Appunto, ormai scaricare sugli ultimi è l’unica cosa che mette d’accordo centrodestra e centrosinistra…
Di fatto ci troviamo al cospetto di uno scontro tra capitali che è fondamentalmente lo scontro che avviene tipicamente nelle fasi di crisi dell’accumulazione capitalistica. Nello scontro tra capitali in atto ci troviamo di fronte ai capitali situati nelle aree centrali che riescono a gestire la crisi ecnoomica con minor disagio dal momento che la liquidità si trova prevalentemente nelle loro mani.
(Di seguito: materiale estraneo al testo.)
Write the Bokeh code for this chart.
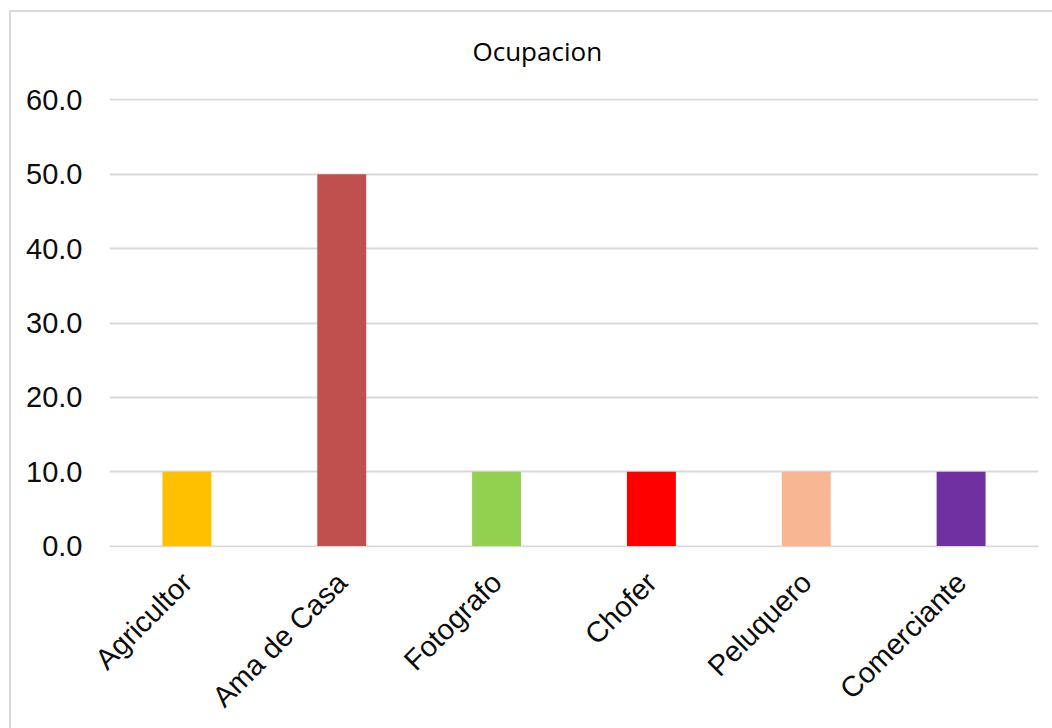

E la liquidità consente di prendere tempo. E invece i capitali situati nelle aree periferiche sono prevalentemente indebitati. Quello che sta avevnendo di fatto è che soprattutto nelle aree periferiche del continente i capitali cercano di scaricare le difficoltà riducendo il costo del lavoro e dello stato sociale fino a i loro minimi termini. La cosa più inquietante è che questa strategia, già di per se drammatica, potrebbe in ultima istanza rivelarsi fallimentare perché non fa altro che accentuarare il profilo della crisi e rischia di condurci in quella che viene indicata come una deflazione da debiti nella quale i capitali più fragili sono destinati comunque a soccombere. E ce ne accorgeremo presto, perché è probabile che di qui a poco cominceranno a verificarsi nuove acquisizioni bancarie.

Cambiamo argomento, la Cina sul fronte dell’economia verde ha dato una bella sterzata.
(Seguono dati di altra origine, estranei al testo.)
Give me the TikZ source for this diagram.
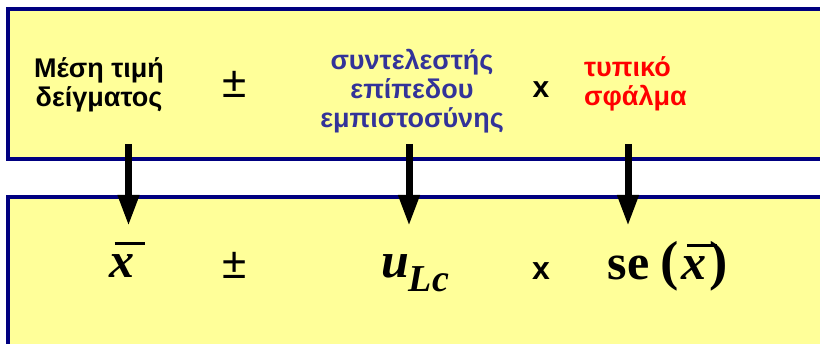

Se vi fossero le forze sociali e politiche in grado di compiere una svolta agli indirizzi di politica economica si potrebbero creare condizioni per costituire quello di cui abbiamo assolutamente bisogno e cioè un motore pubblico dello sviluppo economico europeo fondato su investimenti pubblici nella produzione di quelli che possiamo definire beni collettivi. Vale a dire quei beni che contribuiscono in modo fondamentale al progresso civile e sociale ma che tipicamente sfuggono alla logica ristretta dell’impresa privata. Nella produzione di beni collettivi rientra senz’altro ai primi posti il tema della riconversione ecologica e della salvaguardia dell’ambiente ma è solo a seguito di un massiccio intervento pubblico nell’economia che possiamo considerare la cosdetta rivoluzione verde una possibilità concreta,. Se il sistema resta nelle mani dei capitali privati e nella logica del profitto la rivoluzione verde resta una chimera.